So I’m doing some ActiveX Interop with my WPF application. As most people know, it’s more of a two step process with WPF since you have to host the ActiveX control inside of a WindowsFormsHost object before you can introduce it into a WPF Control or Window.
Anyway, I was testing my component in the IDE and it seemed to be working fine. Next, I ran the application by itself because it’s faster than through the IDE and I found that my mouse wheel was not working. What gives? Why would it work properly in the IDE, but not by itself?

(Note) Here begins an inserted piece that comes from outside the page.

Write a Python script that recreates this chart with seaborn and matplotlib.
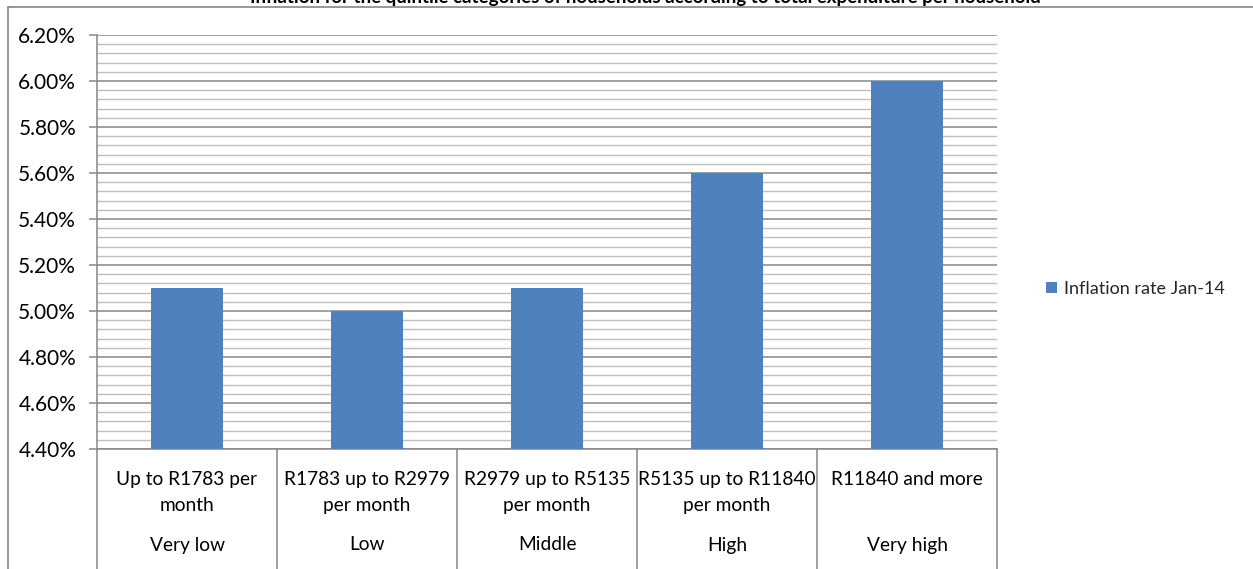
import matplotlib
matplotlib.use("Agg")
import matplotlib.pyplot as plt
import matplotlib.ticker as mticker
import seaborn as sns
import pandas as pd

categories = ["Up to R1783 per\nmonth", "R1783 up to R2979\nper month", "R2979 up to R5135\nper month",
              "R5135 up to R11840\nper month", "R11840 and more"]
groups = ["Very low", "Low", "Middle", "High", "Very high"]
values = [5.10, 5.00, 5.10, 5.60, 6.00]
series_name = "Inflation rate Jan-14"
title = "Inflation for the quintile categories of households according to total expenditure per household"

sns.set_theme(style="white")
plt.rcParams['font.family'] = ['Lato', 'DejaVu Sans']

df = pd.DataFrame({"cat": categories, "val": values})

W, H = 1253, 569
fig = plt.figure(figsize=(W / 100, H / 100), dpi=100)
fig.patch.set_facecolor("white")
ax = fig.add_axes([97 / W, 1 - 449 / H, 900 / W, (449 - 35) / H])

sns.barplot(data=df, x="cat", y="val", color="#4f81bd", saturation=1, width=0.4,
            label=series_name, ax=ax, zorder=3, linewidth=0)

ax.set_ylim(4.40, 6.20)
ax.set_xlim(-0.5, 4.5)
ax.yaxis.set_major_locator(mticker.MultipleLocator(0.2))
ax.yaxis.set_minor_locator(mticker.MultipleLocator(0.04))
ax.yaxis.set_major_formatter(mticker.FuncFormatter(lambda v, p: f"{v:.2f}%"))
ax.grid(which="major", axis="y", color="#868686", lw=1.1, zorder=0)
ax.grid(which="minor", axis="y", color="#bfbfbf", lw=1.0, zorder=0)
ax.set_axisbelow(True)
ax.set_xlabel("")
ax.set_ylabel("")

for s in ["top", "right"]:
    ax.spines[s].set_visible(False)
for s in ["left", "bottom"]:
    ax.spines[s].set_color("#868686")
    ax.spines[s].set_linewidth(1.1)

ax.tick_params(axis="y", which="major", left=True, length=6, color="#868686", width=1.1,
               labelsize=15, labelcolor="black", pad=9)
ax.tick_params(axis="y", which="minor", left=False)
ax.tick_params(axis="x", length=0, labelsize=13.8, labelcolor="black", pad=15.5)
for lab in ax.get_xticklabels():
    lab.set_linespacing(1.65)
    lab.set_verticalalignment("top")

# category separators (multi-level axis)
for i in range(len(categories) + 1):
    ax.plot([i / len(categories)] * 2, [0, -0.35], transform=ax.transAxes, color="#868686",
            lw=1.1, clip_on=False)

trans = ax.get_xaxis_transform()
for i, g in enumerate(groups):
    ax.text(i, -96 / 414, g, transform=trans, ha="center", va="center", fontsize=13.8, color="black")

leg = ax.legend(loc="center left", bbox_to_anchor=(1030 / W, 1 - 289 / H), bbox_transform=fig.transFigure,
                frameon=False, fontsize=13, handlelength=0.6, handleheight=0.6, handletextpad=0.4)

# outer chart border
fig.add_artist(plt.Line2D([8 / W, 1], [1 - 7 / H, 1 - 7 / H], transform=fig.transFigure, color="#868686", lw=1.2))
fig.add_artist(plt.Line2D([8 / W, 8 / W], [0, 1 - 7 / H], transform=fig.transFigure, color="#868686", lw=1.2))

# title (partly cut off at the top, as in the reference)
fig.text(645 / W, 1 - 3 / H, title, ha="center", va="baseline", fontsize=13.5, fontweight="bold", color="black")

fig.savefig("out.png", dpi=100, facecolor="white")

I got frustrated and posted a question on the MSDN forums about it. Since my ActiveX component has license restrictions, I couldn’t provide a proper sample application. I then got the suggestion to host the Interop component in a Winforms application as a test. My Winforms sample project works as it should inside and outside of the IDE.
I then tried to just start a simple WPF application with the Interop control and the same behavior occurs as in my main project: Mouse Wheel works in the IDE, but not stand alone. At this point it seems like it’s a WPF/ActiveX Interop issue.
Another suggestion I got was to use Spy++ to see my component was responding to the Mouse Wheel messages. I opened up Spy++, but before I did anything I noticed that my application was now handling the Mouse Wheel messages. Now here’s what’s confusing me, as soon as I closed Spy++, my application stopped handling Mouse Wheel messages again. Why does the simple fact of having Spy++ open make my ActiveX component work correctly??? I didn’t event start logging the component!
According to Spy++, my component was indeed handling Mouse Wheel messages as indicated by the log and also because the component was scrolling as it should… I’m waiting for a response to my forum post, hopefully someone can tell me what’s going on.